Lack of cheaper finance to procure inputs, the prevailing liquidity constraints and ever-changing rainfall patterns are drawing back crop production.
But efforts continue to be made to maximise production in order to meet annual requirements and increase production of cash crops.
As the country steps up efforts to revive the agriculture sector, the contract farming system has come under the spotlight.
With limited funds, some farmers growing tobacco, wheat, cotton, maize seed and soya bean have been producing crops under the contract farming system.
Contract farming as defined by Wikipedia is ‘…agricultural production carried out according to an agreement between a buyer and farmers, which establishes conditions for the production and marketing of a farm product or products.’
Typically, the farmer agrees to provide established quantities of a specific agricultural product, meeting the quality standards and delivery schedule set by the purchaser.
In turn, the buyer commits to purchase the product, often at a pre-determined price.
With famers preparing for the summer-cropping season, calls have been made for contracting firms to draw mutually beneficial contracts.
Past seasons have witnessed farmers complaining they were not being given a fair deal as they were being ripped off by contracting firms.
Last year, Government initiated Command Agriculture, a contract farming scheme for farmers growing maize and wheat.
The programme has been a resounding success.
Plans are to extend it to other crops such as tobacco.
Zimbabwe Commercial Farmers Union president Wonder Chabikwa said not all contracts were benefitting the farmer.
Farmers, he said, had to carefully consider the contracts before committing pen to paper.
“Some of these firms are taking advantage of the fact that farmers do not have the required resources to finance activities and they know we will take the contracts even when we do not benefit from them,” Chabikwa said.
“At times, we are contracted to a certain value of crop and we are given inputs whose prices are not disclosed but are disclosed when the delivery of outputs is done and these would be inflated.”
Chabikwa said some contracts sounded lucrative, but were bent on destroying the farmer.
“Some have failed to develop as what they get out of these firms is not adequate for them to be able to support their activities the following season; instead they go back to those firms for assistance and forever remain in servitude,” said Chabikwa.
“Government should create and avail more funds to assist farmers.
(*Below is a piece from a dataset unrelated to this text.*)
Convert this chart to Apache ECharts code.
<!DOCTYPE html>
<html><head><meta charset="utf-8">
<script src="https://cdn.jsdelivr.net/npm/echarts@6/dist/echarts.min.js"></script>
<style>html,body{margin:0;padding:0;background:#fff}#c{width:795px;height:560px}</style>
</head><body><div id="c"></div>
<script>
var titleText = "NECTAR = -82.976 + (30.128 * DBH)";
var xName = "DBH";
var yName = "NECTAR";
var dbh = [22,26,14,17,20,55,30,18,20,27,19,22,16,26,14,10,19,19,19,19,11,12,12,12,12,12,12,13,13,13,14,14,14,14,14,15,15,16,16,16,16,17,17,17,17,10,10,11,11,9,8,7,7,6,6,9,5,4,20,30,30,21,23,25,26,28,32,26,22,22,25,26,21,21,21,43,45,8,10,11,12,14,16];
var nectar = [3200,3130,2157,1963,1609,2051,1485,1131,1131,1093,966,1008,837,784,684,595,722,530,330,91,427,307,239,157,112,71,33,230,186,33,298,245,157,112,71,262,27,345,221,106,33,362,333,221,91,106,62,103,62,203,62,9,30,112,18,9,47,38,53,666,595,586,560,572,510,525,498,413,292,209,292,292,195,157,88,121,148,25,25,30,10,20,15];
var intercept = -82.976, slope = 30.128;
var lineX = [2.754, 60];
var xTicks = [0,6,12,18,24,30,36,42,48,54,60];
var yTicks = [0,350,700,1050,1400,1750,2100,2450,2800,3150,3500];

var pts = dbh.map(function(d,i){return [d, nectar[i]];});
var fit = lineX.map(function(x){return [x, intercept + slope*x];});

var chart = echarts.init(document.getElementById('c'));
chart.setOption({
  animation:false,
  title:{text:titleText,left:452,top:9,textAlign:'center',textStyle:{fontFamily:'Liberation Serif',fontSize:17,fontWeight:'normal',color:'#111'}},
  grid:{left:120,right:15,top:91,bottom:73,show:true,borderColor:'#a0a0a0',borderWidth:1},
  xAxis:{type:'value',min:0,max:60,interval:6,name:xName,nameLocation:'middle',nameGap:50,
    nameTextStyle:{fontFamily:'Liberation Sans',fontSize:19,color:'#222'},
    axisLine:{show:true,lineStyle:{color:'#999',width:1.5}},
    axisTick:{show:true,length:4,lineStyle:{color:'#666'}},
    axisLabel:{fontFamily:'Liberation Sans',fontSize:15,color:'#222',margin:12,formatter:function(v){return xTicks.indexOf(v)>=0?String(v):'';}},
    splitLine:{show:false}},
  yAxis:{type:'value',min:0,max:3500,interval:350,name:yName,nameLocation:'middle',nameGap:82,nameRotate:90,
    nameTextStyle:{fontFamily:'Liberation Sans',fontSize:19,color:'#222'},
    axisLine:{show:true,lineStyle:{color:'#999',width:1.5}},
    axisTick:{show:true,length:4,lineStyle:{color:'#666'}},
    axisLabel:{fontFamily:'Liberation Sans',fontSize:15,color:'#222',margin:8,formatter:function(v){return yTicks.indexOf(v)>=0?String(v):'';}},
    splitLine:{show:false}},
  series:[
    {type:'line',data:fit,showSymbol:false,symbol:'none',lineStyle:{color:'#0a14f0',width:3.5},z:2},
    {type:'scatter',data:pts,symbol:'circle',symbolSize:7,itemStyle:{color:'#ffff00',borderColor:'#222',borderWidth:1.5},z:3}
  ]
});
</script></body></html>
However, it is important that resources are allocated to performing farmers.”
Economic analyst Elliot Lumbe said it was imperative that any form of assistance or contract schemes be closely monitored.
Farmers should also be accountable when they are contracted, he said.
“Farmers receiving assistance – be it inputs, machinery or funds – should be monitored to ensure they channel the resources to the intended use as we cannot have a situation whereby people get resources every year and do nothing with them,” said Lumbe.
“There are also other organisations duping farmers by promising them assistance, yet they do not deliver.”
In 2010, the Government made it mandatory that agricultural contracting firms submit their contract proposals for perusal in order to protect farmers.
The move was also aimed at making it possible for Government to monitor contract farming.
“The proposals should give full disclosure of who they are, what they intend to do and which farmers they want to enter into a partnership with,” said the Ministry of Agriculture, Mechanisation and Irrigation Development in a statement.
Contractors, on the other hand, blame farmers for breaching contracts through side-marketing.
Side-marketing is when farmers decide to sell their produce outside the contractual agreement after being supplied with inputs to grow the crop.
Firms have urged farmer organisations to educate their members on the importance of honouring contracts to ensure contractors continue supporting their activities.
If the agriculture sector is to be revived, more has to be done to ensure that both parties benefit from the contract.
Only through this way will agriculture remain the backbone of the country’s economy.